Sunday, February 28, 2010

Laura by Mary E Kurland (10/7/04)

I found this poem in a pamphlet from the annual memorial mass for the deceased children and grandchildren that we attended last May. Tonight I found the pamphlet and re-read it. I want to share the poem that Mrs. Kurland wrote for her Laura because she captures feelings that every parent who has lost a child experiences.

Since Heaven has become your home,
I sometimes feel I'm so alone.

And though we now are far apart
you hold a big piece of my heart.

I never knew how much I'd grieve,
when it was time for you to leave.

Or just how much my heart would ache,
from that one fragment you would take.

God lets my tender hole remain,
to remind me we will meet again.

And one day all my pain will cease,
when he restores the missing piece.

God will turn to joy, my every tear
and make all things very clear.

When we meet again on Reunion Day.

Faith

DEATH
A wonderful explanation
A sick man turned to his doctor as he was preparing to leave the examination room and said, "Doctor, I am afraid to die. Tell me what lies on the other side."

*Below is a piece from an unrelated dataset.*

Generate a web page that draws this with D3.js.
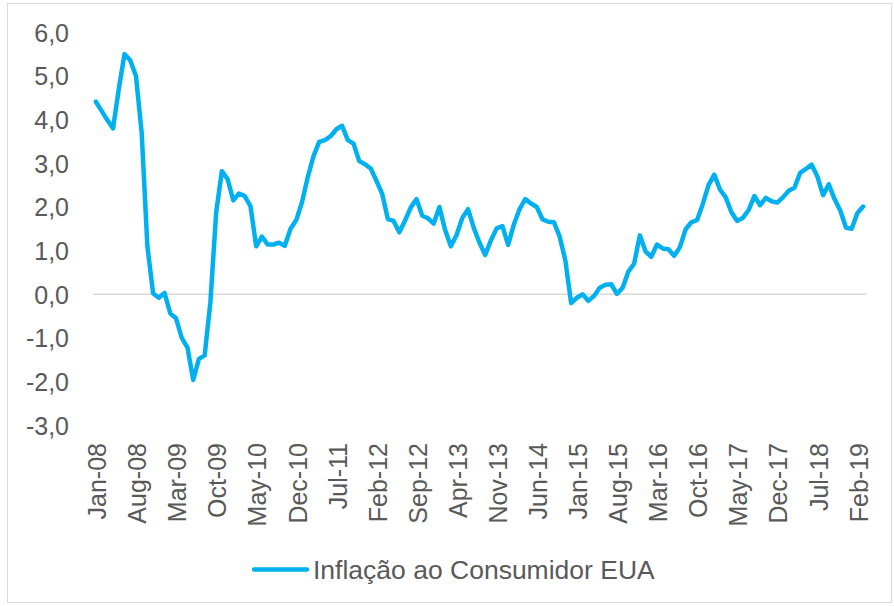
<!DOCTYPE html>
<html>
<head>
<meta charset="utf-8">
<script src="https://cdn.jsdelivr.net/npm/d3@7"></script>
<style>
  html, body { margin: 0; padding: 0; background: #fff; }
  svg { display: block; }
  text { font-family: "Liberation Sans", Arial, sans-serif; fill: #595959; }
</style>
</head>
<body>
<svg id="chart" width="894" height="606"></svg>
<script>
// ---- Data ----
const monthNames = ["Jan","Feb","Mar","Apr","May","Jun","Jul","Aug","Sep","Oct","Nov","Dec"];
const years = ["08","09","10","11","12","13","14","15","16","17","18","19"];
const seriesName = "Inflação ao Consumidor EUA";

const values = [
  4.41, 4.20, 3.99, 3.80, 4.70, 5.50, 5.36, 5.00, 3.70, 1.10, 0.02, -0.08,
  0.03, -0.44, -0.55, -1.00, -1.22, -1.96, -1.48, -1.40, -0.18, 1.86, 2.82, 2.64,
  2.15, 2.31, 2.25, 2.02, 1.10, 1.32, 1.14, 1.14, 1.18, 1.11, 1.50, 1.70,
  2.11, 2.68, 3.16, 3.49, 3.53, 3.62, 3.78, 3.86, 3.53, 3.45, 3.05, 2.98,
  2.88, 2.60, 2.30, 1.72, 1.68, 1.42, 1.69, 1.99, 2.18, 1.80, 1.74, 1.62,
  2.00, 1.47, 1.10, 1.36, 1.75, 1.95, 1.52, 1.18, 0.90, 1.24, 1.51, 1.56,
  1.13, 1.60, 1.95, 2.18, 2.08, 2.00, 1.72, 1.66, 1.65, 1.32, 0.77, -0.20,
  -0.08, 0.00, -0.15, -0.04, 0.15, 0.22, 0.23, 0.01, 0.15, 0.52, 0.70, 1.35,
  0.98, 0.86, 1.14, 1.05, 1.03, 0.88, 1.08, 1.49, 1.65, 1.70, 2.07, 2.50,
  2.74, 2.40, 2.22, 1.88, 1.68, 1.75, 1.93, 2.25, 2.04, 2.21, 2.13, 2.10,
  2.22, 2.37, 2.44, 2.78, 2.87, 2.97, 2.70, 2.27, 2.52, 2.18, 1.92, 1.53,
  1.50, 1.86, 2.01
];

// categories Jan-08 ... one per value
const categories = [];
years.forEach(y => monthNames.forEach(m => categories.push(m + "-" + y)));
categories.length = values.length;

const xTickLabels = ["Jan-08","Aug-08","Mar-09","Oct-09","May-10","Dec-10","Jul-11","Feb-12",
  "Sep-12","Apr-13","Nov-13","Jun-14","Jan-15","Aug-15","Mar-16","Oct-16","May-17","Dec-17",
  "Jul-18","Feb-19"];
const yTicks = [6, 5, 4, 3, 2, 1, 0, -1, -2, -3];

// ---- Drawing ----
const svg = d3.select("#chart");
const color = "#00B0F0";

svg.append("rect")
  .attr("x", 7.5).attr("y", 3.5).attr("width", 884).attr("height", 599)
  .attr("fill", "#fff").attr("stroke", "#d9d9d9").attr("stroke-width", 1);

const x = d3.scalePoint().domain(categories).range([93, 866]).padding(0.5);
const y = d3.scaleLinear().domain([-3, 6]).range([425.3, 32.3]);

const fmt = v => d3.format(".1f")(v).replace(".", ",").replace("−", "-");

// y axis labels
const yAxis = d3.axisLeft(y).tickValues(yTicks).tickFormat(fmt).tickSize(0).tickPadding(0);
const gy = svg.append("g").attr("transform", "translate(69,0)").call(yAxis);
gy.select(".domain").remove();
gy.selectAll("text")
  .style("font-family", '"Liberation Sans", Arial, sans-serif')
  .style("font-size", "25px").attr("fill", "#595959").attr("dy", "0.35em");

// zero line (category axis)
svg.append("line")
  .attr("x1", 93).attr("x2", 866)
  .attr("y1", y(0)).attr("y2", y(0))
  .attr("stroke", "#d9d9d9").attr("stroke-width", 1.5);

// x axis labels
const xAxis = d3.axisBottom(x).tickValues(xTickLabels).tickSize(0).tickPadding(0);
const gx = svg.append("g").attr("transform", "translate(0,443)").call(xAxis);
gx.select(".domain").remove();
gx.selectAll("text")
  .style("font-family", '"Liberation Sans", Arial, sans-serif')
  .style("font-size", "25px").attr("fill", "#595959")
  .attr("text-anchor", "end")
  .attr("y", 0).attr("dy", "0.35em")
  .attr("transform", "translate(1,0) rotate(-90)");

// series line
const line = d3.line()
  .x((d, i) => x(categories[i]))
  .y(d => y(d));
svg.append("path")
  .datum(values)
  .attr("d", line)
  .attr("fill", "none")
  .attr("stroke", color)
  .attr("stroke-width", 4.5)
  .attr("stroke-linejoin", "round")
  .attr("stroke-linecap", "round");

// legend
const lg = svg.append("g");
lg.append("line")
  .attr("x1", 254).attr("x2", 307).attr("y1", 569.5).attr("y2", 569.5)
  .attr("stroke", color).attr("stroke-width", 4.5).attr("stroke-linecap", "round");
lg.append("text")
  .attr("x", 313).attr("y", 569.5).attr("dy", "0.35em")
  .style("font-size", "26.5px")
  .text(seriesName);
</script>
</body>
</html>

Very quietly, the doctor said, "I don't know."

"You don't know? You're, a Christian man, and you don't know what's on the other side?"

The doctor was holding the handle of the door; on the other side came a sound of scratching and whining, and as he opened the door, a dog sprang into the room and leaped on him with an eager show of gladness. Turning to the patient, the doctor said, "Did you notice my dog? He's never been in this room before. He didn't know what was inside. He knew nothing except that his master was here. When the door opened, he sprang in without fear. I know little of what is on the other side of death, but I do know one thing...

I know my Master is there and that is enough."

Monday, February 8, 2010

We miss you, Laura

Dear family, friends, & my earth angels,

It has been 15 months since Laura died. Some people say that after the one-year mark, things get easier. Believe me, they do NOT. We are able to go about our daily routine, take care of the things we need to, go to work, and look like we are doing quite well. However, the pain is as deep and hurtful as it was on November 8, 2008.

There are times that we can put our pain aside and join you for dinner or just hang and laugh with you. And sometimes, even a glimpse of hope sneaks in and the future doesn't look so dim (especially when we spend time with David, Danielle, Melissa, Shawn, and Kyla). Other times, it is a struggle to get up and going. It is still very necessary for me to cry often.

It means so much to us to know that Laura will not be forgotten. We want you to talk about her, we need to hear her name mentioned, we want you to share your memories with us. Please do not be afraid to do so. Please do not worry about making us cry. Our sadness is always on the surface. Allowing us to talk and cry is giving us the best gift you can give.

Fred and I will never be the same people we were before Laura died. Life looks so different to us now. We don't expect you to understand what it feels like losing a daughter and hope that you never find out. Grief is a vicious, demanding, necessary process that we have to go through.

We don't expect advice or for you to make things better for us. We do ask that you be wiling to continue to listen when we need to talk about Laura.

We are forever grateful for your love, support, and friendship.